What was funny though was how my daughter and I got into supporting the little guy.  “Daddy,” she asked, “are they going to win?”  I knew they likely would not but didn’t want to dampen her sense of hope.  “Probably not sweetheart,” I said.  Oh, I guess I did just that.  “Seriously, little lady,” I said, “your brother is having fun right now.  That’s what matters.  Maybe we should have some fun too!”  And that’s when I taught her the wave.

OK, so we were the only two people in the stands doing the wave but it was so funny.  She laughed every time I jumped up with my arms in the air and then she’d do the same thing.  We also got on the floor and did a dance for her brother.  I’m sure he was mortified.
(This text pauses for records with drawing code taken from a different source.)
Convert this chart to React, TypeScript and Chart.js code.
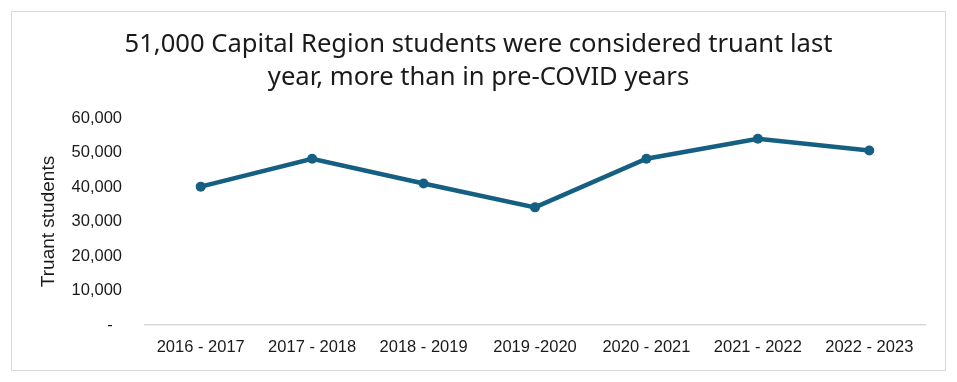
import React, { useEffect, useRef } from "react";
import { Chart, registerables } from "chart.js";

Chart.register(...registerables);

const categories = ["2016 - 2017", "2017 - 2018", "2018 - 2019", "2019 -2020", "2020 - 2021", "2021 - 2022", "2022 - 2023"];
const truantStudents = [40100, 48200, 41000, 34100, 48200, 54000, 50600];
const yTicks = [0, 10000, 20000, 30000, 40000, 50000, 60000];
const titleLines = ["51,000 Capital Region students were considered truant last", "year, more than in pre-COVID years"];
const yAxisTitle = "Truant students";

const LINE_COLOR = "#156082";
const TEXT_COLOR = "#1a1a1a";
const GRID_COLOR = "#d9d9d9";

export default function App() {
  const ref = useRef<HTMLCanvasElement | null>(null);

  useEffect(() => {
    if (!ref.current) return;
    const chart = new Chart(ref.current, {
      type: "line",
      data: {
        labels: categories,
        datasets: [
          {
            data: truantStudents,
            borderColor: LINE_COLOR,
            backgroundColor: LINE_COLOR,
            borderWidth: 4.5,
            pointRadius: 5,
            pointBackgroundColor: LINE_COLOR,
            pointBorderColor: LINE_COLOR,
            pointBorderWidth: 0,
            tension: 0,
          },
        ],
      },
      options: {
        responsive: false,
        animation: false,
        devicePixelRatio: 1,
        layout: { padding: { left: 20, right: 20, top: 0, bottom: 0 } },
        plugins: {
          legend: { display: false },
          tooltip: { enabled: false },
          title: {
            display: true,
            text: titleLines,
            color: TEXT_COLOR,
            font: { family: "'Noto Sans', 'Open Sans', sans-serif", size: 25.6, weight: "normal", lineHeight: "33px" },
            padding: { top: 16.5, bottom: 23.5 },
          },
        },
        scales: {
          x: {
            offset: true,
            grid: { display: false, drawTicks: false, offset: true },
            border: { display: true, color: GRID_COLOR, width: 1.5 },
            ticks: {
              color: TEXT_COLOR,
              padding: 12.5,
              maxRotation: 0,
              autoSkip: false,
              font: { family: "'Liberation Sans', Arial, sans-serif", size: 16.5 },
            },
            afterFit: (scale: any) => {
              scale.height = 45;
            },
          },
          y: {
            min: 0,
            max: 60000,
            afterBuildTicks: (scale: any) => {
              scale.ticks = yTicks.map((v) => ({ value: v }));
            },
            grid: { display: false, drawTicks: false },
            border: { display: false },
            ticks: {
              color: TEXT_COLOR,
              padding: 23,
              font: { family: "'Liberation Sans', Arial, sans-serif", size: 16.5 },
              callback: (v: any) => (Number(v) === 0 ? "-  " : Number(v).toLocaleString("en-US")),
            },
            title: {
              display: true,
              text: yAxisTitle,
              color: TEXT_COLOR,
              font: { family: "'Liberation Sans', Arial, sans-serif", size: 19 },
              padding: { top: 5, bottom: 0 },
            },
            afterFit: (scale: any) => {
              scale.width = 113;
            },
          },
        },
      },
    });
    return () => chart.destroy();
  }, []);

  return (
    <div style={{ margin: 3, width: 933, height: 358, border: "1px solid #d9d9d9", background: "#fff" }}>
      <canvas ref={ref} width={933} height={358} style={{ display: "block", width: 933, height: 358 }} />
    </div>
  );
}
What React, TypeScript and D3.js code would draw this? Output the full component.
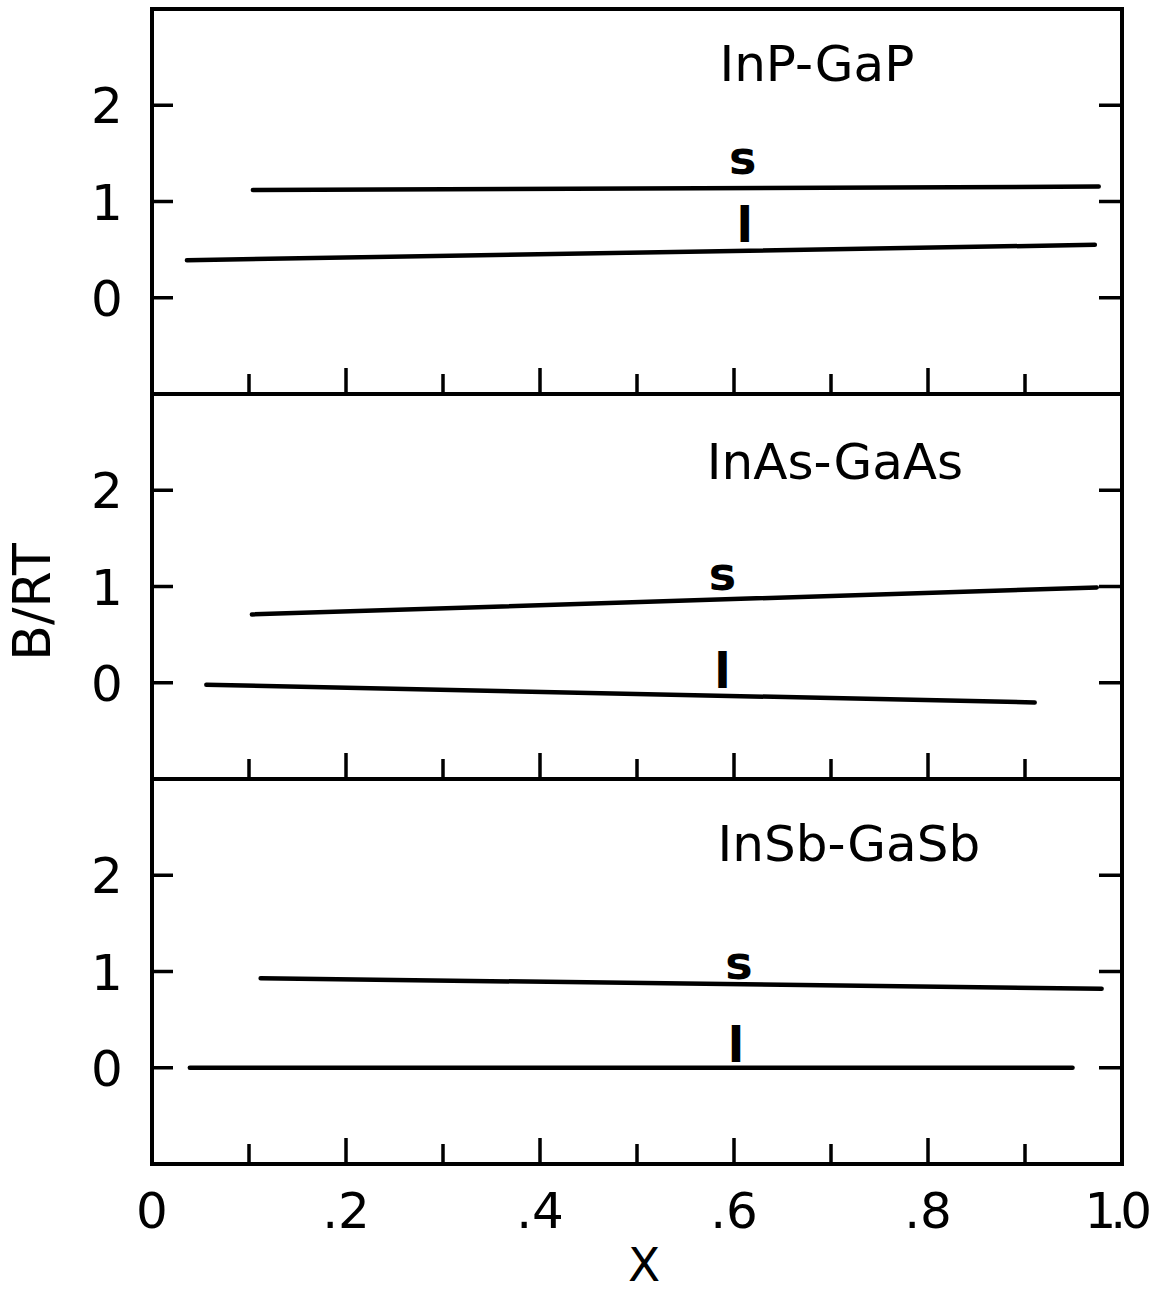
import React, { useEffect } from 'react';
import * as d3 from 'd3';

// panel names (top to bottom)
const systems = ['InP-GaP', 'InAs-GaAs', 'InSb-GaSb'];

// solid (s) curves: x and B/RT at both ends
const solidX = [[0.104, 0.976], [0.103, 0.974], [0.112, 0.979]];
const solidY = [[1.12, 1.155], [0.71, 0.99], [0.93, 0.82]];

// liquid (l) curves
const liquidX = [[0.036, 0.972], [0.056, 0.91], [0.039, 0.949]];
const liquidY = [[0.39, 0.55], [-0.02, -0.205], [0.0, 0.0]];

// curve label anchors (data coords)
const sLabelX = [0.609, 0.588, 0.605];
const sLabelY = [1.29, 0.96, 0.92];
const lLabelX = [0.611, 0.588, 0.602];
const lLabelY = [0.58, -0.05, 0.06];
const titleX = [0.585, 0.572, 0.583];
const titleY = [2.25, 2.12, 2.15];

const yTicks = [0, 1, 2];
const xTicks = [0.1, 0.2, 0.3, 0.4, 0.5, 0.6, 0.7, 0.8, 0.9];
const xTickLabels = ['0', '.2', '.4', '.6', '.8', '1.0'];
const xLabelValues = [0, 0.2, 0.4, 0.6, 0.8, 1.0];

const W = 1151;
const H = 1293;
const left = 152;
const right = 1122;
const top0 = 9;
const panelH = 385;
const font = '"DejaVu Sans", sans-serif';

const App = () => {
  useEffect(() => {
    document.body.style.margin = '0';
  }, []);

  const x = d3.scaleLinear().domain([0, 1]).range([left, right]);
  const line = d3.line<[number, number]>();

  return (
    <svg width={W} height={H} style={{ display: 'block', background: '#fff' }}>
      {systems.map((name, i) => {
        const top = top0 + i * panelH;
        const y = d3.scaleLinear().domain([-1, 3]).range([top + panelH, top]);
        const sPts: [number, number][] = solidX[i].map((v, k) => [x(v), y(solidY[i][k])]);
        const lPts: [number, number][] = liquidX[i].map((v, k) => [x(v), y(liquidY[i][k])]);
        return (
          <g key={name}>
            <rect x={left} y={top} width={right - left} height={panelH}
              fill="none" stroke="#000" strokeWidth={4} />
            {yTicks.map(t => (
              <g key={t}>
                <line x1={left} x2={left + 21} y1={y(t)} y2={y(t)} stroke="#000" strokeWidth={3.5} />
                <line x1={right - 23} x2={right} y1={y(t)} y2={y(t)} stroke="#000" strokeWidth={3.5} />
                <text x={107} y={y(t)} dy="0.36em" textAnchor="middle"
                  fontFamily={font} fontSize={50}>{t}</text>
              </g>
            ))}
            {xTicks.map((t, k) => (
              <line key={t} x1={x(t)} x2={x(t)} y1={top + panelH}
                y2={top + panelH - (k % 2 === 1 ? 26 : 20)} stroke="#000" strokeWidth={3.5} />
            ))}
            <path d={line(sPts) || ''} stroke="#000" strokeWidth={4.5} fill="none" strokeLinecap="round" />
            <path d={line(lPts) || ''} stroke="#000" strokeWidth={4.5} fill="none" strokeLinecap="round" />
            <text x={x(sLabelX[i])} y={y(sLabelY[i])} textAnchor="middle"
              fontFamily={font} fontSize={46} fontWeight="bold">s</text>
            <text x={x(lLabelX[i])} y={y(lLabelY[i])} textAnchor="middle"
              fontFamily={font} fontSize={48} fontWeight="bold">l</text>
            <text x={x(titleX[i])} y={y(titleY[i])} fontFamily={font} fontSize={50}>{name}</text>
          </g>
        );
      })}
      {xLabelValues.map((v, k) => {
        const last = k === xLabelValues.length - 1;
        return (
          <text key={v} x={last ? 1146 : x(v)} y={1228} textAnchor={last ? 'end' : 'middle'}
            letterSpacing={last ? -6 : 0} fontFamily={font} fontSize={50}>
            {xTickLabels[k]}
          </text>
        );
      })}
      <text x={644} y={1281} textAnchor="middle" fontFamily={font} fontSize={47}>X</text>
      <text transform="translate(50,602) rotate(-90)" textAnchor="middle"
        fontFamily={font} fontSize={52}>B/RT</text>
    </svg>
  );
};

export default App;
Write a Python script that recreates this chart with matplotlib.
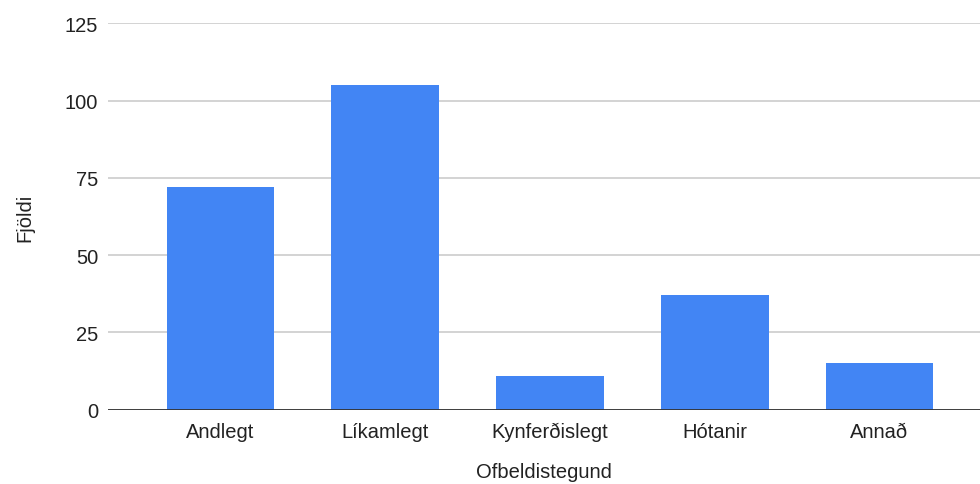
import matplotlib.pyplot as plt

plt.rcParams['font.family'] = ['Liberation Sans', 'DejaVu Sans']

categories = ['Andlegt', 'Líkamlegt', 'Kynferðislegt', 'Hótanir', 'Annað']
counts = [72, 105, 11, 37, 15]
yticks = [0, 25, 50, 75, 100, 125]

fig = plt.figure(figsize=(9.8, 4.85), dpi=100)
ax = fig.add_axes([0.1102, 0.1536, 0.8898, 0.7959])

x = range(len(categories))
ax.bar(x, counts, width=0.655, color='#4285F4', zorder=3)

ax.set_ylim(0, 125)
ax.set_xlim(-0.683, 4.61)
ax.set_yticks(yticks)
ax.set_xticks(list(x))
ax.set_xticklabels(categories)

ax.grid(axis='y', color='#cccccc', linewidth=1.2, zorder=0)
ax.axhline(0, color='#333333', linewidth=1.3, zorder=4)
for s in ax.spines.values():
    s.set_visible(False)
ax.tick_params(axis='both', length=0, labelsize=14.5, colors='#222222')
ax.tick_params(axis='y', pad=7)
ax.tick_params(axis='x', pad=9)

ax.set_ylabel('Fjöldi', fontsize=14.5, color='#222222', labelpad=22)
ax.set_xlabel('Ofbeldistegund', fontsize=14.5, color='#222222', labelpad=15)

fig.savefig('out.png', dpi=100)
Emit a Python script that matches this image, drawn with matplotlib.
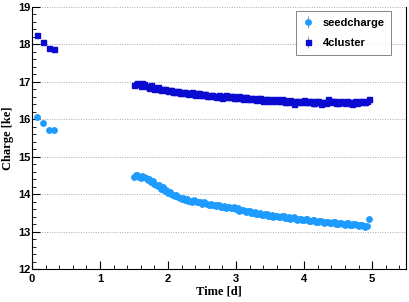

In the end, I think she learned more from me about basketball than he did.  Except about the score.  There are some things even a dad can’t help with…

“The other team,” she said, “has either 22 or 55 points.”

That’s right little girl.  Sometimes digital numbers confuse Daddy too.

Dear Daughter, Don’t Ever Change.

My dear baby girl, my precious daughter, I have a request for you.  Please, don’t ever, EVER change on me.

Oh I know it’s inevitable and you’re going to grow up.  But that’s not what I mean.  You did something today that just made me realize how beautiful you are, how blessed I am, and how wonderful God is.  It’s the kind of thing that a father takes note of and files in his brain in the “cherish” department.  It was just a moment between us.  No one else was around.  It speaks of your personality in all its glory.  It speaks, I guess, a little about how we’re raising you.

But most of all, it speaks of that tender and private bond that a daddy shares with his little girl.

Private, that is, until I blog about it.  Oh well.  Sue me.

What’d you do?

I was in the middle of watching the Superbowl.  You were not.

You had gone into my bedroom to watch a movie.  At least that’s what I thought you were doing.

Getting up for a quick bathroom break, I stumbled into my bedroom to see the most adorable thing.

You, dear one, were sitting on my bed, fully be-decked in a princess dress, sprawled across the foot of the bed, crayons in hand, scribbling on a piece of paper.

You looked up as if to see who was interrupting your artistic endeavor.

I glanced at you to realize that you had so much make-up on your face you looked like a raccoon.

And then… we both burst out laughing.

I think in that moment we just knew that something funny and special was taking place.  You see, sweetheart, you aren’t very good at applying make up.  Then again, you’re only six.  I give you lots of credit for trying though.  However, Daddy thinks you’re beautiful and don’t need make up.  But I have no problem with it.  If you could only have seen your face.  I guess you didn’t have to since you saw mine and my reaction.

The drawing?  You were making a card for your teacher.  It was beautiful, like you.  It was also thoughtful.  She hadn’t been your teacher until after Christmas and you wanted to make sure she got a Christmas card so you had drawn a tree.  You asked me to write the lyrics to “O Tannenbaum” on the back, which I did.

And then I gave the prettiest little girl in the world a big kiss.  Fortunately, your make up didn’t smear.

I hope when you get older you’re just as thoughtful, just as sweet, just as beautiful, and just as funny.

Sweetheart, don’t ever change.  Daddy loves you just the way you are.